Thursday, March 2, 2017

Gospel is at risk when the church's memory is impaired. . .


I did not say those words.  Dr. Dean Wenthe said them.  They are wise words from a wise man.  How much damage has been done by our failure to know and recall the past and judge all things from the moment?  Expediency seems ever so reasonable and beneficial but it is a dark hole without the light of the fathers in the faith and our larger perspective of God and His mighty acts of deliverance that culminate in His Son's incarnation, death, and resurrection.


http://one-europe.net/user/files/IMG_0316.JPGHenry Ford famously said "history is bunk" and it helped him lose the market dominance Ford once had and the company has been playing catch up ever since.  Ford is not without his followers who wonder why we should be concerned with something in our yesterdays when there are so  many things (good and bad) to occupy our todays.  It is not merely that those ignorant of history are doomed to repeat it but those who forget what God has done have no idea whether to trust His wisdom now or to be patient as He unfolds His divine will before them.  The world has always been enamored of new things but in the Church we are rightfully wary of those without a long memory.

Nowhere is this epidemic of concern for the new and this amnesia regarding the past more true than in the modern day university.  Look at the catalog of nearly all universities and you find shameless pandering to the youthful illusion that nothing old is worthwhile.  We have given our children a disability by failing to impart to them both a knowledge of and an appreciation for what went before them.  Instead the best we can offer is an encouragement to seize the day and trust their feelings -- hardly more than a recipe for disaster!  In our forgetfulness, we have left the world with naked desire to lead them and no vision more clear than what they think or feel in the moment.

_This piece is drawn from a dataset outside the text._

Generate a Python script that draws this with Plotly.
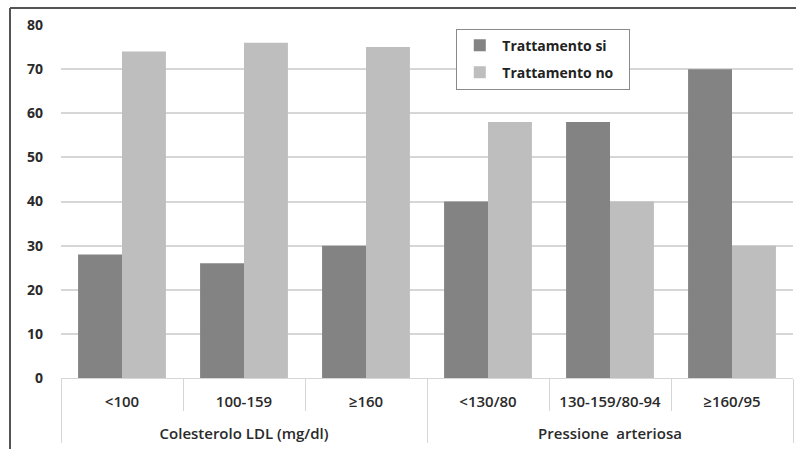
import plotly.graph_objects as go

groups = ["\u00a0<br>Colesterolo LDL (mg/dl)"] * 3 + ["\u00a0<br>Pressione  arteriosa"] * 3
subcats = ["<100", "100-159", "≥160", "<130/80", "130-159/80-94", "≥160/95"]
tratt_si = [28, 26, 30, 40, 58, 70]
tratt_no = [74, 76, 75, 58, 40, 30]
y_ticks = [0, 10, 20, 30, 40, 50, 60, 70, 80]

FONT = "Open Sans"
PAD = "\u00a0\u00a0\u00a0"

fig = go.Figure()
fig.add_trace(go.Bar(x=[groups, subcats], y=tratt_si, name="Trattamento si" + PAD,
                     marker=dict(color="#838383", line=dict(width=0)), legendgroup="a"))
fig.add_trace(go.Bar(x=[groups, subcats], y=tratt_no, name="Trattamento no" + PAD,
                     marker=dict(color="#bebebe", line=dict(width=0)), legendgroup="b"))

fig.update_layout(
    width=796, height=449,
    margin=dict(l=61, r=3, t=25, b=71, autoexpand=False),
    paper_bgcolor="white", plot_bgcolor="white",
    bargap=0.28, bargroupgap=0,
    font=dict(family=FONT, color="#2a2a2a", size=13),
    legend=dict(x=0.54, y=0.99, xanchor="left", yanchor="top",
                bordercolor="#8a8a8a", borderwidth=1, bgcolor="white",
                font=dict(size=14, weight=700, color="#222"),
                tracegroupgap=6, itemwidth=35),
    showlegend=True,
)
fig.update_yaxes(range=[0, 80], tickvals=y_ticks, showgrid=True, gridcolor="#d6d6d6",
                 gridwidth=1.5, zeroline=False, showline=False,
                 tickfont=dict(size=14, weight=700, color="#2a2a2a"),
                 ticklabelstandoff=17)
fig.update_xaxes(type="multicategory", showline=True, linecolor="#d6d6d6", linewidth=1,
                 tickson="boundaries", ticks="outside", ticklen=32, tickcolor="#d6d6d6",
                 showdividers=True, dividercolor="#d6d6d6", dividerwidth=1,
                 ticklabelstandoff=10,
                 tickfont=dict(size=15, weight=600, color="#2a2a2a"))

# outer frame (top and left edges)
px_w, px_h = 732, 353
fig.add_shape(type="line", xref="paper", yref="paper",
              x0=(10 - 61) / px_w, x1=(800 - 61) / px_w,
              y0=(378 - 8) / px_h, y1=(378 - 8) / px_h,
              line=dict(color="#555", width=2))
fig.add_shape(type="line", xref="paper", yref="paper",
              x0=(10 - 61) / px_w, x1=(10 - 61) / px_w,
              y0=(378 - 8) / px_h, y1=(378 - 460) / px_h,
              line=dict(color="#555", width=2))

fig.write_html("out.html", config={"displayModeBar": False},
               post_script="document.body.style.margin='0';document.body.style.overflow='hidden';")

This should not be the case in seminaries but it is.  Not only have the teachers encouraged skepticism in their students but they have raised doubt that anything real can be known about Jesus or of Him -- so spiritual without being religious has become the ordinary face of the educated and those who teach them.  Such is the case in seminaries across America that those once charged with confirming the assurance of what was taught have become incubators of doubt in which the Word of the Lord that endures forever has taken second place to thoughts, feelings, and questions.  While this is not the case in the LCMS, we can never presume such orthodoxy.  Every generation must learn from the generations that went before, telling the age old stories of God's mighty acts of deliverance that gave way to the revelation of His one and only Son for us and our salvation.  Every blossom of youth must learn to revere and honor the legacy of the saints who went before, thus ensuring the faithful confession, witness, and liturgy will not be an orphan nor barren but one of many who pass on to the future the sacred deposit from the past.

Tradition is no mere ornament but one of the many means for the Gospel itself to be sustained and its faithful teaching and preaching ensured for the benefit of those yet to come.  For the Gospel itself is at risk when the Church forgets her past, doubts the reliability of what has been passed on to her by those who went before, and becomes preoccupied with the present moment.  We must do more than pray, we must also teach so that the saints who went before may raise their voices to guide the saints to come, just as the witness to the God of Abraham, Isaac, and Jacob was passed down to their sons, daughters, and grandchildren.  Or we will need new John the Forerunners to arise and call us to repentance and new Luthers to restore a hidden Gospel to prominence again. 

1 comment:

Anonymous said...

Forgetting the past, the truths of history, is a necessary step in revising what is taught about God, a primary goal of most denominations today. The message of the past is clear and consistent, and if it is to be denied, it must be forgotten.

History, both Church history and secular history, have always taught that adultery, fornication, homosexuality, and a host of other acts are sins. Much of the Church today wishes to air-brush over this, and say that "we must be accepting and inclusive," so that no one feels left out. The modern Church wants to teach that all human behavior is acceptable to God, even though the Bible and history teach very clearly that it is not. History shows that God has blessed those societies that upheld His word, and He has condemned those that have walked away from Him. Sadly, we think we know better now, even though our "advanced knowledge" is obtained by sticking our heads in the sand.